With decades of secrets buried like bodies in a parking lot, it’s a thrill to read Mr. Kaplan’s testimony, and the author’s fascination with La Cosa Nostra is certainly contagious. At times, the minutiae of courtroom questioning can be trying, but Mr. Breslin doesn’t let it get too far before interrupting with backstory on peripheral characters, history lessons about the Mafia families and tales of mob decadence. Whether it’s Bonanno boss Tony Café shaking hands with Police Commissioner Ray Kelly at Bamonte’s in Williamsburg (“[It] appears to be an out-of-the-way place, but it is on Broadway in the world of New York people who know what they are eating”) or a racehorse drinking from a bucket of ice water at Pep McGuire’s (“the greatest bar in the history of the city”), there’s a sharkskin-suit charm to Mr. Breslin’s underworld.

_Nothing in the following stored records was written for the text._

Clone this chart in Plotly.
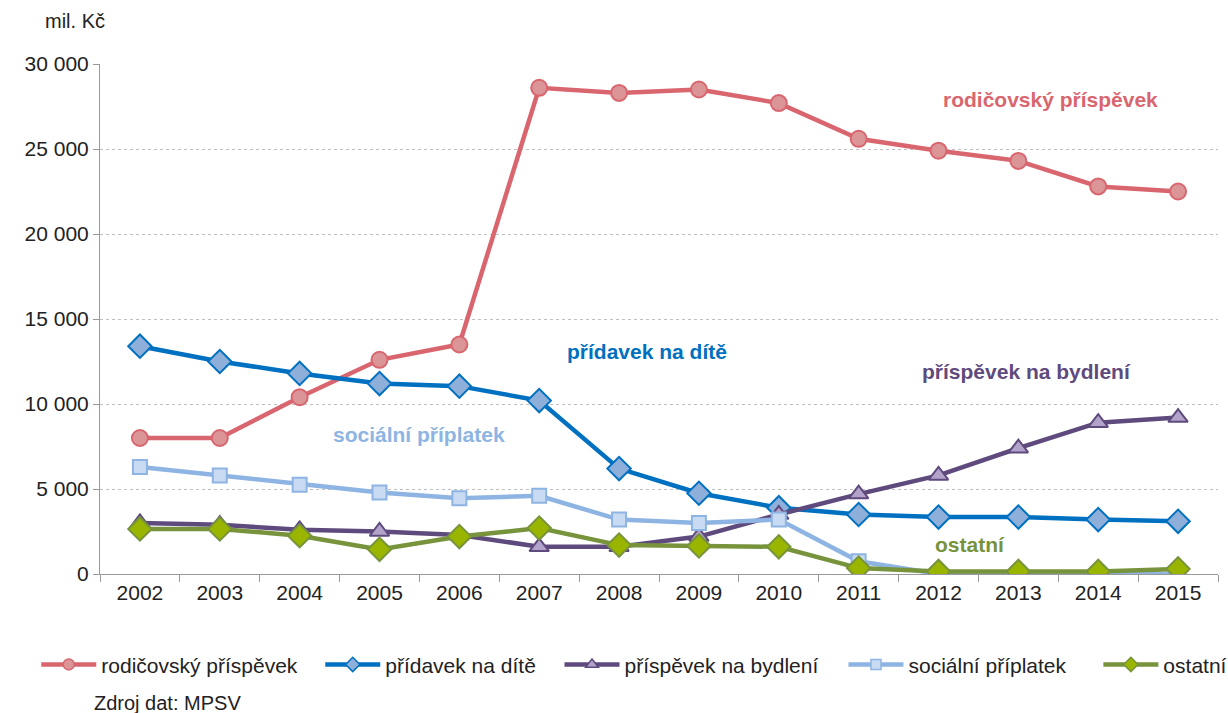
import plotly.graph_objects as go

years = [str(y) for y in range(2002, 2016)]
rodicovsky = [8000, 8000, 10400, 12600, 13500, 28600, 28300, 28500, 27700, 25600, 24900, 24300, 22800, 22500]
pridavek = [13400, 12500, 11800, 11200, 11050, 10200, 6200, 4750, 3900, 3500, 3350, 3350, 3200, 3100]
bydleni = [3000, 2900, 2600, 2500, 2300, 1600, 1600, 2200, 3500, 4700, 5800, 7400, 8900, 9200]
socialni = [6300, 5800, 5250, 4800, 4450, 4600, 3200, 3000, 3200, 750, 0, 0, 0, 0]
ostatni = [2650, 2650, 2250, 1450, 2200, 2700, 1700, 1650, 1600, 350, 150, 150, 150, 300]
ytick_vals = [0, 5000, 10000, 15000, 20000, 25000, 30000]
ytick_text = ["0", "5 000", "10 000", "15 000", "20 000", "25 000", "30 000"]

FONT = "Liberation Sans, Arial, sans-serif"

series = [
    ("rodičovský příspěvek", rodicovsky, "#D9666F", "#DB9597", "circle", 16, 11),
    ("přídavek na dítě", pridavek, "#0070C0", "#8DAFD9", "diamond", 18, 11),
    ("příspěvek na bydlení", bydleni, "#5F4A7E", "#B2A3CA", "triangle-up", 17, 11),
    ("sociální příplatek", socialni, "#8DB4E2", "#C9DBF2", "square", 14, 10),
    ("ostatní", ostatni, "#77933C", "#99B500", "diamond", 18, 11),
]
legend_ids = ["legend", "legend2", "legend3", "legend4", "legend5"]
legend_x = [-0.057, 0.197, 0.411, 0.665, 0.893]

fig = go.Figure()
for (name, vals, lc, fc, sym, sz, lsz), lid in zip(series, legend_ids):
    fig.add_trace(go.Scatter(
        x=years, y=vals, name=name, mode="lines+markers", showlegend=False,
        line=dict(color=lc, width=4.5),
        marker=dict(symbol=sym, size=sz, color=fc, line=dict(color=lc, width=2)),
    ))
    # legend-only entry with the smaller legend marker
    fig.add_trace(go.Scatter(
        x=[None], y=[None], name=name, mode="lines+markers", legend=lid,
        line=dict(color=lc, width=4.5),
        marker=dict(symbol=sym, size=lsz, color=fc, line=dict(color=lc, width=1.5)),
    ))

legend_common = dict(orientation="h", xanchor="left", y=-0.178, yanchor="middle",
                     font=dict(size=21, color="#222222"), itemwidth=55,
                     bgcolor="rgba(0,0,0,0)")
legends = {}
for lid, lx in zip(legend_ids, legend_x):
    legends[lid] = dict(legend_common, x=lx)

fig.update_layout(
    width=1228, height=713,
    margin=dict(l=100, r=10, t=64, b=139, autoexpand=False),
    plot_bgcolor="white", paper_bgcolor="white",
    font=dict(family=FONT, size=21, color="#222222"),
    showlegend=True,
    xaxis=dict(type="category", tickson="boundaries", ticks="outside", ticklen=7,
               tickcolor="#999999", showline=True, linecolor="#999999", linewidth=1,
               showgrid=False, range=[-0.5, 13.5], tickfont=dict(size=21)),
    yaxis=dict(range=[0, 30000], tickvals=ytick_vals, ticktext=ytick_text,
               ticks="outside", ticklen=6, tickcolor="#999999",
               showline=True, linecolor="#999999", linewidth=1,
               showgrid=True, gridcolor="#BFBFBF", griddash="dot", gridwidth=1,
               zeroline=False, tickfont=dict(size=21)),
    **legends,
)

fig.add_annotation(text="mil. Kč", xref="paper", yref="paper", x=-0.051, y=1.085,
                   xanchor="left", yanchor="middle", showarrow=False, font=dict(size=20))
fig.add_annotation(text="Zdroj dat: MPSV", xref="paper", yref="paper", x=-0.007, y=-0.253,
                   xanchor="left", yanchor="middle", showarrow=False, font=dict(size=20))

labels = [
    ("rodičovský příspěvek", 11.4, 27900, "#D9666F"),
    ("přídavek na dítě", 6.35, 13100, "#0070C0"),
    ("příspěvek na bydlení", 11.1, 11900, "#5F4A7E"),
    ("sociální příplatek", 3.5, 8200, "#8DB4E2"),
    ("ostatní", 10.4, 1750, "#77933C"),
]
for txt, xi, yv, c in labels:
    fig.add_annotation(text="<b>" + txt + "</b>", x=xi, y=yv, xref="x", yref="y",
                       showarrow=False, font=dict(size=21, color=c))

fig.write_html("out.html", config={"displayModeBar": False},
               post_script="document.body.style.margin='0';")
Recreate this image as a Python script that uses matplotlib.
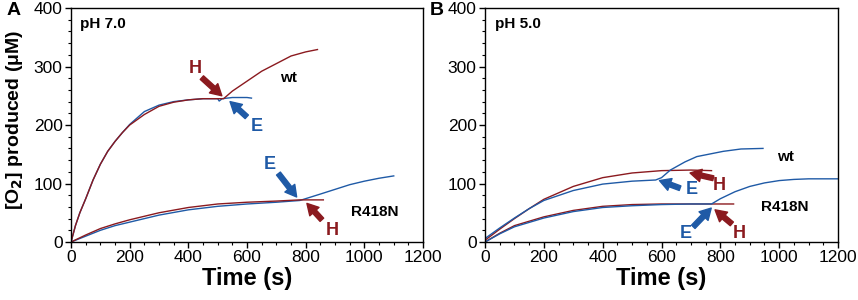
import matplotlib.pyplot as plt
from matplotlib.ticker import MultipleLocator

plt.rcParams['font.family'] = ['Liberation Sans', 'DejaVu Sans']

RED = '#8b1a1f'
BLUE = '#1f5aa6'

# ---- panel A (pH 7.0) ----
a_wt_h_t = [0, 15, 30, 50, 75, 100, 125, 150, 175, 200, 250, 300, 350, 400, 450, 500, 520, 550, 600, 650, 700, 750, 800, 840]
a_wt_h_v = [0, 28, 50, 74, 106, 133, 155, 172, 187, 200, 218, 232, 239, 243, 245, 245, 245, 258, 275, 292, 305, 318, 325, 329]
a_wt_e_t = [0, 15, 30, 50, 75, 100, 125, 150, 175, 200, 250, 300, 350, 400, 450, 500, 505, 515, 550, 600, 615]
a_wt_e_v = [0, 28, 50, 74, 106, 133, 155, 172, 187, 201, 223, 234, 240, 243, 245, 245, 241, 245, 247, 247, 246]

a_mut_h_t = [0, 50, 100, 150, 200, 300, 400, 500, 600, 700, 780, 860]
a_mut_h_v = [0, 12, 23, 31, 38, 50, 59, 65, 68, 70, 72, 72]
a_mut_e_t = [0, 50, 100, 150, 200, 300, 400, 500, 600, 700, 780, 850, 900, 950, 1000, 1050, 1100]
a_mut_e_v = [0, 10, 20, 28, 34, 46, 55, 61, 65, 68, 71, 82, 90, 98, 104, 109, 113]

# ---- panel B (pH 5.0) ----
b_wt_h_t = [0, 50, 100, 150, 200, 300, 400, 500, 600, 700, 770]
b_wt_h_v = [3, 22, 40, 57, 73, 95, 110, 118, 122, 123, 122]
b_wt_e_t = [0, 50, 100, 150, 200, 300, 400, 500, 580, 600, 630, 680, 720, 770, 810, 870, 945]
b_wt_e_v = [6, 24, 41, 57, 71, 88, 99, 104, 106, 110, 123, 137, 146, 151, 155, 159, 160]

b_mut_h_t = [0, 50, 100, 200, 300, 400, 500, 600, 700, 845]
b_mut_h_v = [0, 15, 28, 43, 54, 61, 64, 65, 65, 65]
b_mut_e_t = [0, 50, 100, 200, 300, 400, 500, 600, 700, 770, 800, 850, 900, 950, 1000, 1050, 1100, 1200]
b_mut_e_v = [0, 14, 26, 41, 52, 59, 62, 64, 65, 65, 74, 86, 95, 101, 105, 107, 108, 108]

fig = plt.figure(figsize=(8.58, 3.0), dpi=100)
axA = fig.add_axes([0.0828, 0.1933, 0.4103, 0.78])
axB = fig.add_axes([0.5653, 0.1933, 0.4114, 0.78])

axA.plot(a_wt_e_t, a_wt_e_v, color=BLUE, lw=1.0)
axA.plot(a_wt_h_t, a_wt_h_v, color=RED, lw=1.0)
axA.plot(a_mut_e_t, a_mut_e_v, color=BLUE, lw=1.0)
axA.plot(a_mut_h_t, a_mut_h_v, color=RED, lw=1.0)

axB.plot(b_wt_h_t, b_wt_h_v, color=RED, lw=1.0)
axB.plot(b_wt_e_t, b_wt_e_v, color=BLUE, lw=1.0)
axB.plot(b_mut_h_t, b_mut_h_v, color=RED, lw=1.0)
axB.plot(b_mut_e_t, b_mut_e_v, color=BLUE, lw=1.0)


def arrow(ax, label, txt_xy, tail, tip, color):
    # bold letter plus a fat arrow pointing at the addition time
    ax.text(*txt_xy, label, color=color, fontsize=13, fontweight='bold', ha='center', va='center')
    ax.annotate('', xy=tip, xytext=tail,
                arrowprops=dict(arrowstyle='simple,head_width=0.9,head_length=0.8,tail_width=0.35',
                                color=color, shrinkA=0, shrinkB=0, mutation_scale=10))


arrow(axA, 'H', (423, 297), (446, 281), (514, 250), RED)
arrow(axA, 'E', (633, 197), (599, 214), (542, 240), BLUE)
arrow(axA, 'E', (678, 132), (707, 117), (769, 77), BLUE)
arrow(axA, 'H', (889, 20), (855, 38), (804, 66), RED)

arrow(axB, 'E', (703, 89), (663, 92), (593, 105), BLUE)
arrow(axB, 'H', (797, 97), (776, 109), (697, 118), RED)
arrow(axB, 'E', (684, 15), (708, 26), (769, 58), BLUE)
arrow(axB, 'H', (865, 15), (839, 31), (782, 55), RED)

axA.text(740, 280, 'wt', fontsize=11, fontweight='bold', ha='center', va='center')
axA.text(1036, 52, 'R418N', fontsize=11, fontweight='bold', ha='center', va='center')
axA.text(30, 372, 'pH 7.0', fontsize=11, fontweight='bold', ha='left', va='center')

axB.text(1020, 146, 'wt', fontsize=11, fontweight='bold', ha='center', va='center')
axB.text(1020, 60, 'R418N', fontsize=11, fontweight='bold', ha='center', va='center')
axB.text(34, 372, 'pH 5.0', fontsize=11, fontweight='bold', ha='left', va='center')

for ax in (axA, axB):
    ax.set_xlim(0, 1200)
    ax.set_ylim(0, 400)
    ax.xaxis.set_major_locator(MultipleLocator(200))
    ax.xaxis.set_minor_locator(MultipleLocator(50))
    ax.yaxis.set_major_locator(MultipleLocator(100))
    ax.yaxis.set_minor_locator(MultipleLocator(20))
    ax.tick_params(which='major', direction='out', length=4, width=1, labelsize=12.5, pad=2)
    ax.tick_params(which='minor', direction='out', length=2.5, width=0.8)
    for sp in ax.spines.values():
        sp.set_linewidth(1.0)
    ax.set_xlabel('Time (s)', fontsize=17, fontweight='bold', labelpad=1)

axA.set_ylabel('[O$_\\mathbf{2}$] produced (\u03bcM)', fontsize=14, fontweight='bold')
axA.yaxis.set_label_coords(-0.13, 0.52)

fig.text(0.008, 0.965, 'A', fontsize=14, fontweight='bold', va='center', ha='left')
fig.text(0.501, 0.965, 'B', fontsize=14, fontweight='bold', va='center', ha='left')

fig.savefig('out.png', dpi=100)
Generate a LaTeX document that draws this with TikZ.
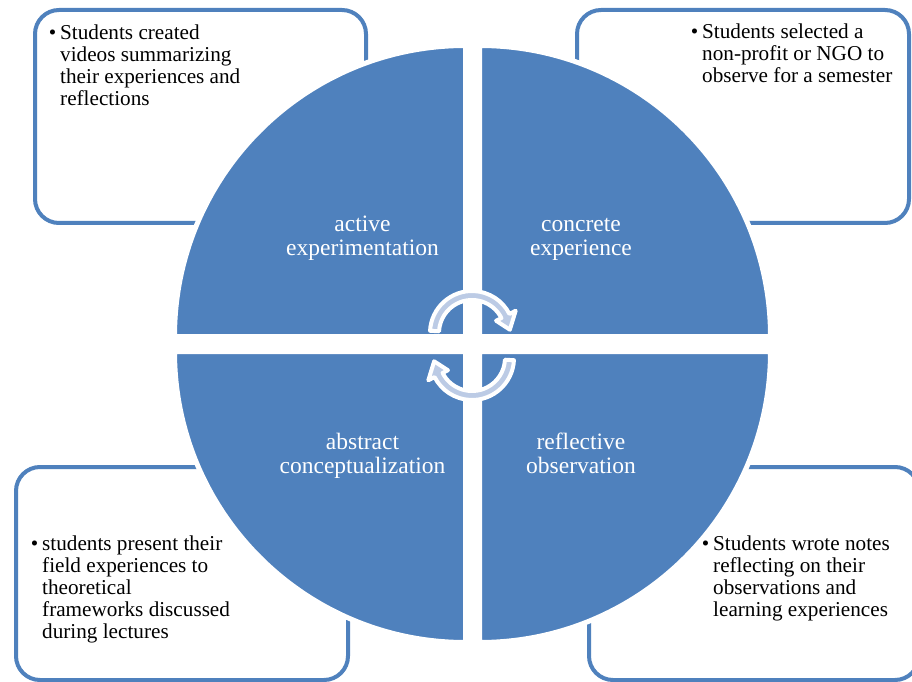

“I stand on Queens Boulevard in front of what was once Pep McGuire’s, and I recall nights and crimes,” the author laments, “and I am certain that I hold memories possessed by virtually no one else alive.”
As the transcripts and tales intertwine, a picture of stunning corruption emerges. Messrs. Caracappa and Eppolito weren’t just crooked cops; they were mediocre mobsters who could scarcely shoot straight. Mr. Breslin shows no sympathy for the bad boys in blue, describing Mr. Eppolito as having “the shoulders of a goat” and “the sorrowful eyes of a cow.” Slumped in their chairs, they get no compassion from the reader, either. In this world, if you’re going to be bad, you’ve got to do it with panache. Indeed, both are guilty of what the author calls “the most serious of all felonies, being a bore.”
Luckily for the reader, Mr. Breslin is incapable of committing such a crime. Whether Mr. Kaplan is spelling out how a treasury bill scam went down or the author himself is accompanying John Gotti to his Bergin Hunt and Fish Club on 101st Avenue, there’s no shortage of wonder on hand.
Completely sure of what he’s doing, the author knows how to hook a reader. “In my years in the newspaper business,” he says, “the Mafia comes down to one thing: circulation.” And, with that lesson in mind, The Good Rat is splashed with enough guns, gore and gangsters to move truckloads of copies.